The striking workers at the Neyveli Lignite Corporation (NLC), the largest Navratna Public Sector Undertaking, have decided to withdraw their indefinite strike, that lasted 13 days, after the Securities and Exchange Board of India (SEBI) gave its nod for Tamil Nadu PSUs to buy 3.56% stake for Rs 500 crore.
The strike, which started on July 5th was withdrawn within hours on Monday after Tamil Nadu Chief Minister J Jayalalithaa said, at a meeting in Mumbai, that the Central Government and the SEBI have agreed to the State Government’s proposal to buy portion of Centre's stake through four state PSUs.
She said PSUs will be spending around Rs 500 crore to buy this stake. The PSUs include Tamil Nadu Industrial Development Corporation (TIDCO), State Industries Promotion Corporation of Tamil Nadu Limited (SIPCOT), Tamilnadu Industrial Investment Corporation Limited, Tamil Nadu Urban Finance & Infrastructure Development Corporation Limited (TUFIDCO) and Tamil Nadu Power Finance & Infrastructure Development (Powerfin)
Workers & Staff Union, other major Unions participated in today's meeting including DMK's, which was a key partner of Congress government, CITU, PMK, LLF and others. Several members of these Unions have also confirmed the decision.
These unions, representing around 17,500 workers in NLC, have said they would force a shut-down of operations to prevent the inclusion of private investors in the ownership of the company, as it would lead to job losses and erosion of worker rights in the company, a trade union leader said.

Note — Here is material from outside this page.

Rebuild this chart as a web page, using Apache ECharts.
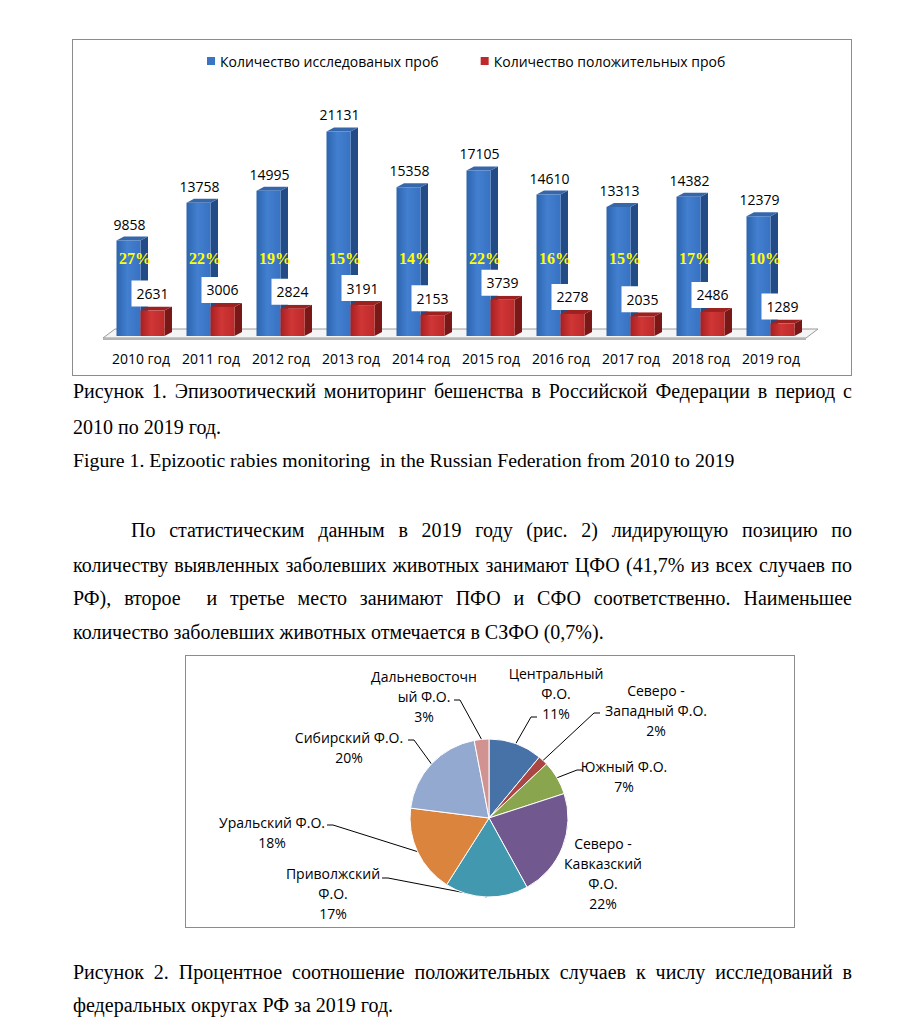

The Unions did not accept Government stand that the basic ownership structure, which saw government being the single largest shareholder, with a 93.5% stake, would change only marginally following the offloading of five% of equity to private investors.
Udayakumar said “today the stake sale is five%, if we leave it step by step it will go upto 43%, we will loose our allowance, rights, jobs and everything. We dont want this to happen”.
S Rajavannian, general secretary of NLC Labour Progressive Federation, affiliated to DMK, said that the company has so far given out Rs 2000 crore as dividend. For instance in 2011-12 alone the dividend was Rs 470 crore and in 2012-13, it is expected to be around Rs 500 crore.
“The company has been profitable from 1977 and compared to the dividend it gives yearly, the sales of 5% would only fetch around Rs 466 crore,” he said. The Federation would be holding strong protest against the issue and also would look at agitations if the government goes on with its decision, he said.
It may be noted two previous attempts to divest NLC shares to private investors, in 2002 and 2006, had to be aborted due to the pressure from trade unions and from the State Government.